Again, I'm not saying you cannot change the rules and get implementations to
change. You can. We did exactly this with 8bit content in message bodies, for
example. But you have to protect existing imlementations in the process. This
can be done in a lots of ways, but it has to be done somehow. Try and avoid it
and you end up with something that either won't make it through the standards
process or which won't deploy once it does. And this absolutely does change
the comparitive merits of using 8bit versus 7bit.

Also note that there are differences between using 8bit and using an expanded
7bit repetoire that have to do with what various standards say is allowed in
domain names in various different protocols.

> Also, one potential failure from the old days is that the eigth bit
> is lost. I would like to do some checks on how many of the currently
> registered domain names could be interpreted as legal UTF-8 names
> that had their 8th bit taken off (other than the trivial identity
> case, which is of course UTF-8). If somebody can point me to some
> data, or tell me how to get at it, or otherwise collaborate on this,
> please tell me.

I don't think simple bit stripping is what you're going to see happen. See
above.

> Reencoding non-ASCII into ASCII is a trashing in itself.  The
> experience with QP and BASE64 for text is frightening enough
> not to accept anything in that vein again.

This is simply an opinion. I don't agree that it is anywhere near
this clear-cut.

> >  And for e-mail
> > those things were really temporary measures anyway, given
> > ESMPT and 8bit.  QP and BASE64 for 'plain' text are still used
> > (even emitted by the e-mail system I use; which I cannot
> > control in this respect).

Not really.

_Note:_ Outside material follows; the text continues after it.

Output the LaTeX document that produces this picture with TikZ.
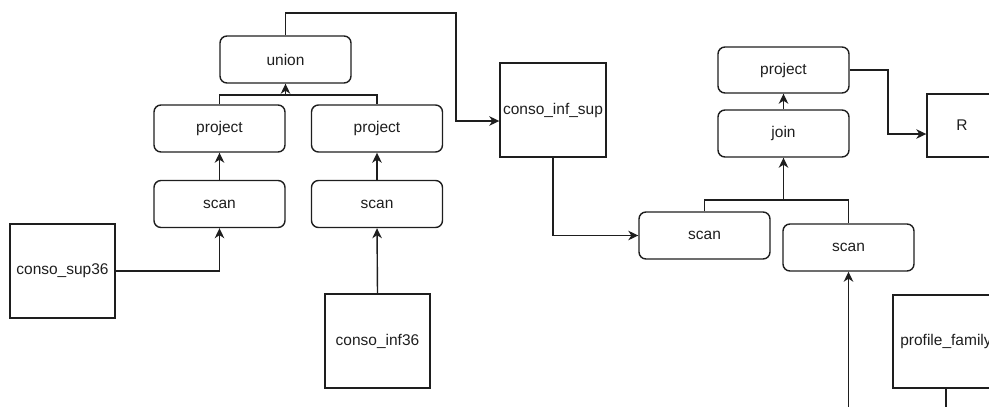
\documentclass[tikz,border=0pt]{standalone}
\usepackage{fontspec}
\setmainfont{Liberation Sans}
\usetikzlibrary{arrows.meta}
\definecolor{ink}{HTML}{1E1E1E}
\tikzset{
  base/.style={draw=ink, line width=1.4pt, text=ink, font=\fontsize{15.5}{18}\selectfont, inner sep=0pt},
  opbox/.style={base, rectangle, rounded corners=7pt, minimum width=131pt, minimum height=47pt},
  tblbox/.style={base, rectangle, minimum width=105pt, minimum height=94pt},
  wire/.style={draw=ink, line width=1.4pt},
  arr/.style={wire, -{Stealth[length=10pt,width=9.5pt,inset=3pt]}}
}
\begin{document}
\begin{tikzpicture}[x=1pt,y=-1pt]
\path[use as bounding box] (0,0) rectangle (989,407);
\clip (0,0) rectangle (989,407);
% left tree
\node[opbox] (union) at (285.5,59.5) {union};
\node[opbox] (projL) at (219.5,128.5) {project};
\node[opbox] (projR) at (377,128.5) {project};
\node[opbox] (scanL) at (219.5,204) {scan};
\node[opbox] (scanR) at (377,204) {scan};
\node[tblbox] (sup36) at (62.5,271) {conso\_sup36};
\node[tblbox] (inf36) at (377.5,341) {conso\_inf36};
\node[tblbox, minimum width=106pt] (cis) at (553,110) {conso\_inf\_sup};
% right tree
\node[opbox, minimum height=46pt] (proj2) at (783.5,70) {project};
\node[opbox] (join) at (783.5,133.5) {join};
\node[opbox] (scan3) at (704.5,235.5) {scan};
\node[opbox] (scan4) at (848.5,247.5) {scan};
\node[tblbox, minimum width=70pt, minimum height=63pt] (R) at (962,125.5) {R};
\node[tblbox, minimum width=106pt, minimum height=93pt] (prof) at (946,341.5) {profile\_family};
% coordinates
\coordinate (busU) at (285.5,95);
\coordinate (busJ) at (783.5,200);
\coordinate (inScan4) at (848.5,412);
\coordinate (outProf) at (946,412);
% connectors left
\draw[wire] (projL.north) |- (busU) -| (projR.north);
\draw[arr] (busU) -- (union.south);
\draw[arr] (scanL.north) -- (projL.south);
\draw[arr] (scanR.north) -- (projR.south);
\draw[arr] (sup36.east) -| (scanL.south);
\draw[arr] (inf36.north) -- (scanR.south);
\draw[arr] (union.north) |- (456,13) |- ([yshift=-11pt]cis.west);
% connectors right
\draw[arr] (cis.south) |- (scan3.west);
\draw[wire] (scan3.north) |- (busJ) -| (scan4.north);
\draw[arr] (busJ) -- (join.south);
\draw[arr] (join.north) -- (proj2.south);
\draw[arr] (proj2.east) -| (888,100) |- ([yshift=-8.5pt]R.west);
\draw[arr] (inScan4) -- (scan4.south);
\draw[wire] (prof.south) -- (outProf);
\end{tikzpicture}
\end{document}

The use of encodings for text in message bodies can be viewed as
temporary. The use of encodings in headers may or may not be -- there is no
proposal on the table for doing anything else. Until and unless there is, I
don't see anything temporary about it. (And if it is such a major problem, why
hasn't such a proposal materialized?)

> > I'd much rather have some temporary problems with UTF-8 than
> > have permanent problems with something that reencodes non-ASCII
> > into ASCII.

> I think there are some very strong points here. One thing
> that ASCII-based protocols are good at is ease of debugging.
> UTF-8 would give you exactly that ease, you just have to
> get the right terminal emulator. UTF-5 or CIDNUC don't give
> you that at all.

I'm sorry, but I completely disagree with this assessment, and I deal with this
stuff on a daily basis. UTF-5 or similar schemes are in fact easier to handle
from a debugging perspecitve. A person not familiar with the "foo" set of
characters for any set "foo" is going to be a lot more comfortable with the
ASCII encoding.

I don't view this as an argument in favor of 7bit, but I absolutely reject
the argument that ease of debugging favors 8bit.

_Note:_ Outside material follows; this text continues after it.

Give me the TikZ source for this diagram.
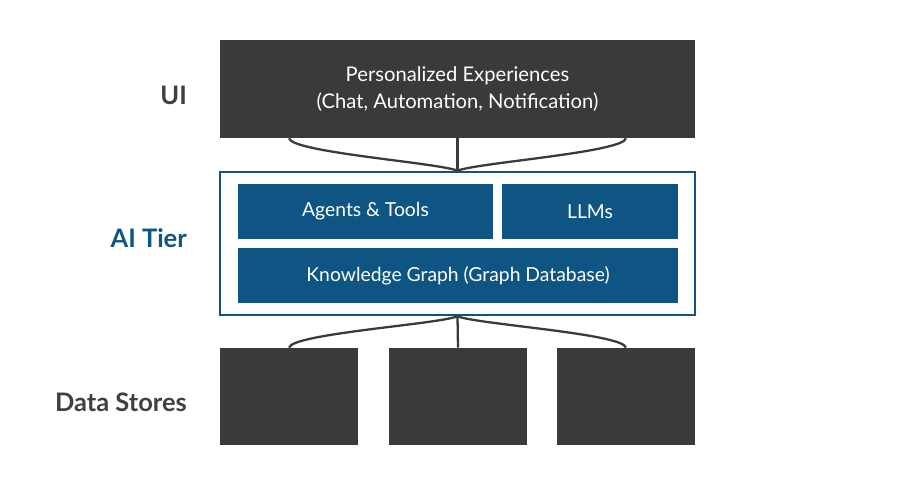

> Of course, some people may say that they don't read anything else
> than ASCII anyway. Well, organizing your terminal emulator
> so that it uses your favorite escaping is not a big problem.
> But mangling things in the protocol so that those people
> who could actually just read the stuff can't read, or may
> only be able to read with much more sophisticated, specialized
> tools that we will wait forever, is a much different thing.

Unfortunately, at present terminal emulators capable of rendering UTF-8
fall into the category of sophisticated, specialized tools.